XML 92 R25.htm IDEA: XBRL DOCUMENT v3.20.1
Income Taxes
3 Months Ended
Mar. 31, 2020
Income Tax Disclosure [Abstract]  
Income Taxes INCOME TAXES
 
Three Months Ended March 31,
 
2020
 
2019
Provision for income taxes
$
347

 
$
696



The operations of a partnership are generally not subject to income taxes, except for Texas margin tax, because its income is taxed directly to its partners. MTI is subject to income taxes due to its corporate structure. Total income tax expense of $347, related to the operation of the subsidiary, for the three months ended March 31, 2020, resulted in an effective income tax rate of 32.17%.

Total income tax expense of $448, related to the operation of the subsidiary, for the three months ended March 31, 2019, resulted in an effective income tax rate of 24.79%. The increase in the effective income tax rate for income taxes during the three months ended March 31, 2020, compared to the three months ended March 31, 2019, is primarily due to an increase in permanent differences and a decrease in income before income taxes.

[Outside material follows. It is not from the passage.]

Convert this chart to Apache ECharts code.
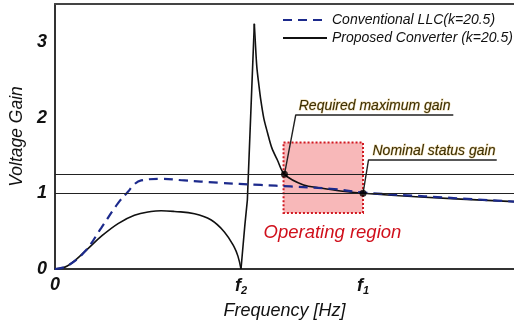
<!DOCTYPE html>
<html>
<head>
<meta charset="utf-8">
<script src="https://cdn.jsdelivr.net/npm/echarts@6/dist/echarts.min.js"></script>
<style>
  html, body { margin: 0; padding: 0; background: #fff; }
  #chart { width: 514px; height: 333px; }
</style>
</head>
<body>
<div id="chart"></div>
<script>
// Frequency is normalised so that f1 = 1.
const f2 = 0.604;
const f1 = 1.0;
const xTicks = [0, f2, f1];
const yTicks = [0, 1, 2, 3];

// Conventional LLC gain curve (k = 20.5)
const conventionalLLC = [
  [0, 0], [0.04, 0.04], [0.097, 0.23], [0.15, 0.54], [0.205, 0.87], [0.237, 1.02],
  [0.258, 1.12], [0.28, 1.17], [0.345, 1.19], [0.42, 1.17], [0.528, 1.14],
  [0.668, 1.11], [0.765, 1.09], [0.895, 1.06], [1.0, 1.01], [1.2, 0.96], [1.49, 0.89]
];

// Proposed converter gain (k = 20.5): low-frequency hump, zero at f2, resonant spike, tail
const proposedHump = [
  [0, 0], [0.04, 0.04], [0.097, 0.23], [0.15, 0.43], [0.205, 0.6], [0.258, 0.71],
  [0.312, 0.76], [0.345, 0.77], [0.388, 0.76], [0.453, 0.73], [0.506, 0.65],
  [0.55, 0.49], [0.582, 0.29], [0.594, 0.17], [0.604, 0]
];
const proposedRise = [
  [0.604, 0], [0.61, 0.28], [0.6165, 0.58], [0.6246, 0.91], [0.6472, 3.24]
];
const proposedFall = [
  [0.6472, 3.24], [0.65, 3.03], [0.6553, 2.67], [0.662, 2.43], [0.6683, 2.23],
  [0.678, 1.99], [0.69, 1.8], [0.704, 1.6], [0.722, 1.44], [0.745, 1.25],
  [0.807, 1.11], [0.862, 1.07], [0.927, 1.03], [1.0, 1.0], [1.186, 0.95], [1.49, 0.89]
];

// Required maximum gain and nominal status gain
const requiredMaxGain = 1.25;
const nominalGain = 1.0;
const gainPoints = [[0.745, requiredMaxGain], [f1, nominalGain]];

// Operating region bounds
const opRegionX = [0.742, 1.0];
const opRegionY = [0.74, 1.67];

// Callout leader lines: marked point -> underline start -> underline end
const requiredLeader = [[0.745, requiredMaxGain], [0.7816, 2.034], [1.293, 2.034]];
const nominalLeader = [[f1, nominalGain], [1.0178, 1.44], [1.434, 1.44]];

const NAME_LLC = 'Conventional LLC(k=20.5)';
const NAME_PROP = 'Proposed Converter (k=20.5)';
const FONT = 'Liberation Sans, Arial, sans-serif';

const chart = echarts.init(document.getElementById('chart'), null, { renderer: 'canvas' });

const blackLine = { color: '#111', width: 1.6 };

chart.setOption({
  animation: false,
  backgroundColor: '#fff',
  textStyle: { fontFamily: FONT },
  grid: { left: 53.5, right: 0, top: 4, bottom: 64, containLabel: false },
  legend: {
    data: [{ name: NAME_LLC }, { name: NAME_PROP }],
    orient: 'vertical',
    left: 277, top: 8,
    itemWidth: 44, itemHeight: 14, itemGap: 4,
    itemStyle: { opacity: 0 },
    textStyle: { fontSize: 14, fontStyle: 'italic', color: '#111', fontFamily: FONT }
  },
  xAxis: [{
    type: 'value', min: 0, max: 1.49,
    splitLine: { show: false },
    axisTick: { show: false },
    axisLine: { show: true, onZero: false, lineStyle: { color: '#333', width: 2 } },
    axisLabel: {
      customValues: xTicks,
      margin: 7,
      color: '#111',
      fontSize: 18, fontStyle: 'italic', fontWeight: 'bold', fontFamily: FONT,
      formatter: function (v) {
        if (Math.abs(v) < 1e-9) return '0';
        if (Math.abs(v - f2) < 1e-6) return '{f|f}{s|2}';
        return '{f|f}{s|1}';
      },
      rich: {
        f: { fontSize: 18, fontStyle: 'italic', fontWeight: 'bold', color: '#111', fontFamily: FONT },
        s: { fontSize: 11, fontStyle: 'italic', fontWeight: 'bold', color: '#111', fontFamily: FONT, padding: [9, 0, 0, 0] }
      }
    },
    name: 'Frequency [Hz]',
    nameLocation: 'middle',
    nameGap: 33,
    nameTextStyle: { fontSize: 18, fontStyle: 'italic', color: '#111', fontFamily: FONT }
  }, {
    type: 'value', min: 0, max: 1.49, position: 'top',
    splitLine: { show: false }, axisTick: { show: false }, axisLabel: { show: false },
    axisLine: { show: true, onZero: false, lineStyle: { color: '#444', width: 2 } }
  }],
  yAxis: {
    type: 'value', min: 0, max: 3.5,
    splitLine: { show: false },
    axisTick: { show: false },
    axisLine: { show: true, onZero: false, lineStyle: { color: '#333', width: 2 } },
    axisLabel: {
      customValues: yTicks,
      margin: 8,
      color: '#111',
      fontSize: 18, fontStyle: 'italic', fontWeight: 'bold', fontFamily: FONT
    },
    name: 'Voltage Gain',
    nameLocation: 'middle',
    nameRotate: 90,
    nameGap: 28,
    nameTextStyle: { fontSize: 17.5, fontStyle: 'italic', color: '#111', fontFamily: FONT }
  },
  series: [
    {
      // operating region and gain reference lines
      type: 'line', name: 'regions', data: [], z: 1, silent: true,
      markArea: {
        silent: true,
        itemStyle: { color: '#f8b8b9', borderColor: '#d11a22', borderWidth: 2, borderType: 'dotted' },
        data: [[{ coord: [opRegionX[0], opRegionY[1]] }, { coord: [opRegionX[1], opRegionY[0]] }]]
      },
      markLine: {
        silent: true, symbol: 'none', label: { show: false },
        lineStyle: { color: '#222', width: 1.2, type: 'solid' },
        data: [{ yAxis: requiredMaxGain }, { yAxis: nominalGain }]
      }
    },
    {
      name: NAME_PROP, type: 'line', data: proposedHump, smooth: 0.4,
      showSymbol: false, symbol: 'none', lineStyle: blackLine, itemStyle: { color: '#111' }, z: 3
    },
    {
      name: NAME_PROP, type: 'line', data: proposedRise, smooth: false,
      showSymbol: false, symbol: 'none', lineStyle: blackLine, itemStyle: { color: '#111' }, z: 3
    },
    {
      name: NAME_PROP, type: 'line', data: proposedFall, smooth: 0.3,
      showSymbol: false, symbol: 'none', lineStyle: blackLine, itemStyle: { color: '#111' }, z: 3
    },
    {
      name: NAME_LLC, type: 'line', data: conventionalLLC, smooth: 0.4,
      showSymbol: false, symbol: 'none',
      lineStyle: { color: '#1c2a8c', width: 2.2, type: [9, 6] },
      itemStyle: { color: '#1c2a8c' }, z: 4
    },
    {
      name: 'requiredLeader', type: 'line', data: requiredLeader, symbol: 'none',
      lineStyle: { color: '#222', width: 1.4 }, z: 4, silent: true
    },
    {
      name: 'nominalLeader', type: 'line', data: nominalLeader, symbol: 'none',
      lineStyle: { color: '#222', width: 1.4 }, z: 4, silent: true
    },
    {
      name: 'gainPoints', type: 'scatter', data: gainPoints, symbolSize: 7,
      itemStyle: { color: '#000' }, z: 6, silent: true
    }
  ]
});

// Callout texts anchored to the leader underlines and the operating region
const reqAnchor = chart.convertToPixel({ gridIndex: 0 }, requiredLeader[1]);
const nomAnchor = chart.convertToPixel({ gridIndex: 0 }, nominalLeader[1]);
const regionCorner = chart.convertToPixel({ gridIndex: 0 }, [opRegionX[0], opRegionY[0]]);

const calloutStyle = {
  fontSize: 14, fontStyle: 'italic', fontFamily: FONT,
  fill: '#3a2e06', stroke: 'rgba(205,155,45,0.45)', lineWidth: 1,
  align: 'left', verticalAlign: 'bottom'
};

chart.setOption({
  graphic: [
    { type: 'text', x: reqAnchor[0] + 3, y: reqAnchor[1] - 2, z: 10,
      style: Object.assign({ text: 'Required maximum gain' }, calloutStyle) },
    { type: 'text', x: nomAnchor[0] + 4, y: nomAnchor[1] - 2, z: 10,
      style: Object.assign({ text: 'Nominal status gain' }, calloutStyle) },
    { type: 'text', x: regionCorner[0] - 20, y: regionCorner[1] + 20, z: 10,
      style: { text: 'Operating region', fontSize: 18.5, fontStyle: 'italic', fontFamily: FONT,
               fill: '#d0101c', align: 'left', verticalAlign: 'middle' } }
  ]
});
</script>
</body>
</html>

The decrease in the provision for income taxes during the three months ended March 31, 2020, compared to the similar period in 2019, was primarily due to the impact of a decrease in income before income taxes in the current period.

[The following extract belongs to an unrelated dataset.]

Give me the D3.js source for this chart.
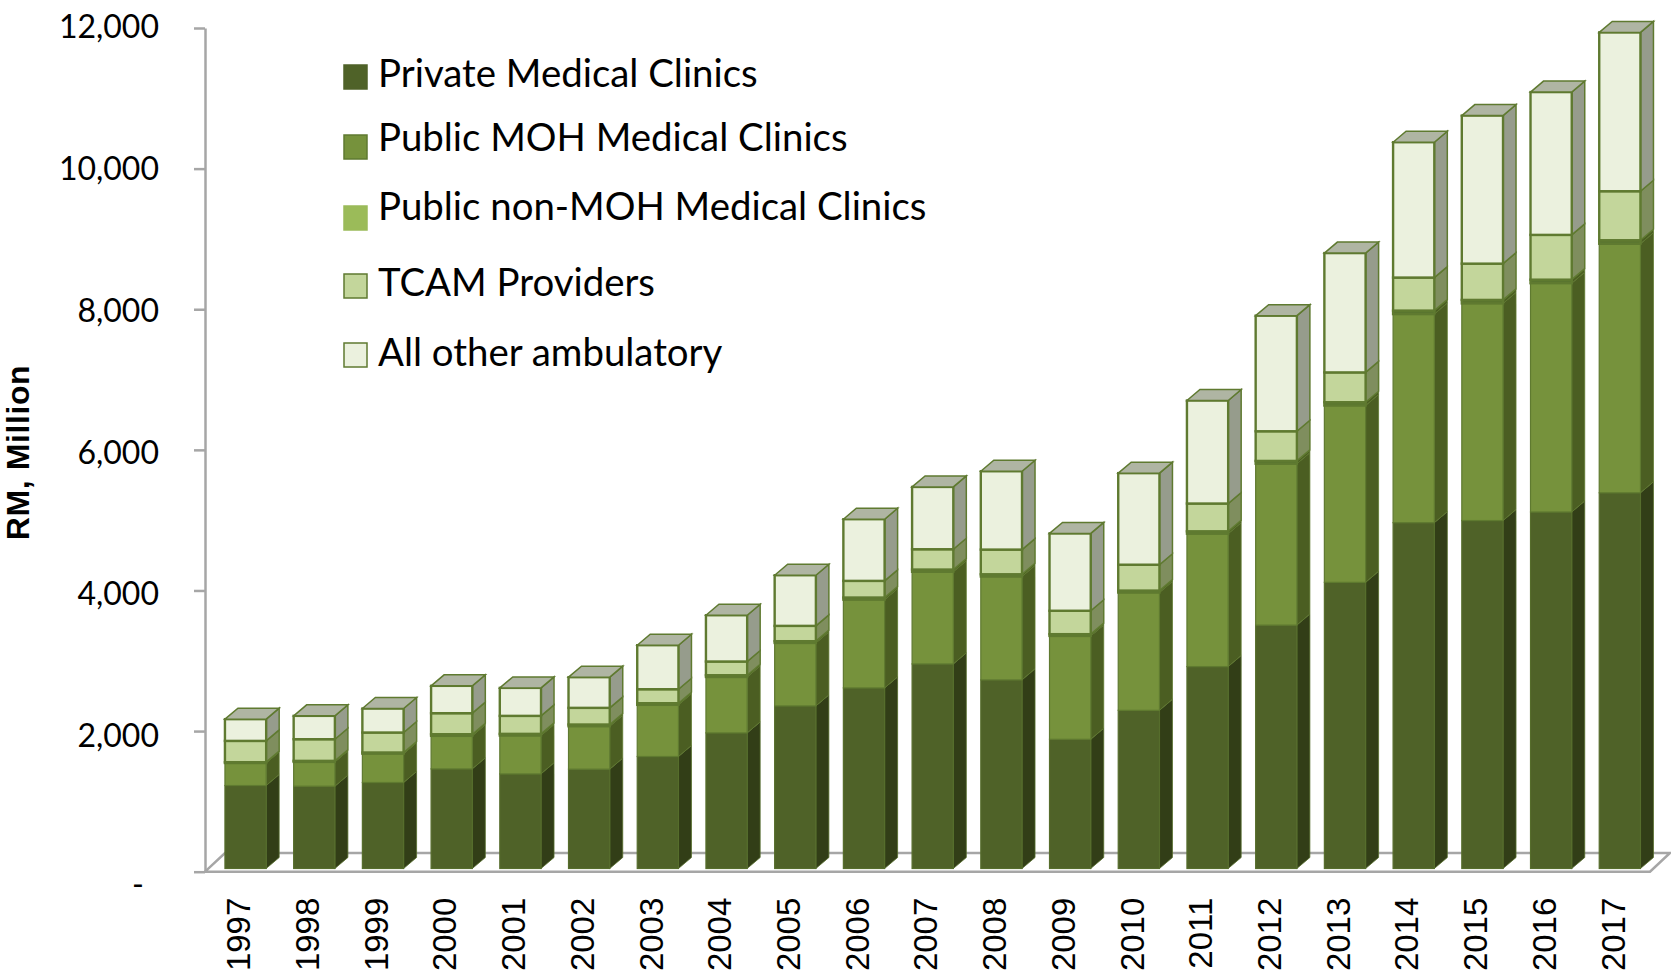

The Coronavirus Aid, Relief, and Economic Security ("CARES") Act was enacted on March 27, 2020, in response to the market volatility and instability resulting from the COVID-19 pandemic, and includes changes to various income tax provisions including, but not limited to, providing for a five-year carryback of net operating losses generated in taxable years beginning after December 31, 2017, and before January 1, 2021, suspension of the 80% taxable income limitation for net operating losses generated after December 31, 2017, and before January 1, 2021, and relaxation of the limitation of adjusted taxable income as determined under Internal Revenue Code Section 163(j) from 30% to 50% when determining the deduction for business interest expense for 2019 and 2020. Since, prior to its acquisition by the Partnership, MTI was a Qualified Subchapter S subsidiary ("QSub") of Martin Resource Management Corporation, it is precluded from carrying back net operating losses to its QSub taxable years. The other applicable provisions of the CARES Act have no material impact on the annual effective tax rate ("AETR"), deferred taxes, or valuation allowances.

A current federal income tax expense (benefit) of $133 and $297, related to the operation of the subsidiary, were recorded for the three months ended March 31, 2020 and 2019, respectively. A current state income tax expense (benefit) of $(72) and $(218), related to the operation of the subsidiary, were recorded for the three months ended March 31, 2020 and 2019, respectively

With respect to MTI, income taxes are accounted for under the asset and liability method pursuant to the provisions of ASC 740 related to income taxes. Deferred tax assets and liabilities are recognized for the future tax consequences attributable to differences between the financial statement carrying amounts of existing assets and liabilities and their respective tax basis. Deferred tax assets and liabilities are measured using enacted tax rates expected to apply to taxable income in the years in which those temporary differences are expected to be recovered or settled. The effect on deferred tax assets and liabilities of a change in tax rates is recognized in income in the period that includes the enactment date.

A deferred tax expense related to the MTI temporary differences of $286 and $369 was recorded for the three months ended March 31, 2020 and 2019, respectively. A deferred tax asset of $23,136 and $23,422, related to the cumulative book and tax temporary differences, existed at March 31, 2020 and December 31, 2019, respectively.

All income tax positions taken for all open years are more likely than not to be sustained based upon their technical merit under applicable tax laws.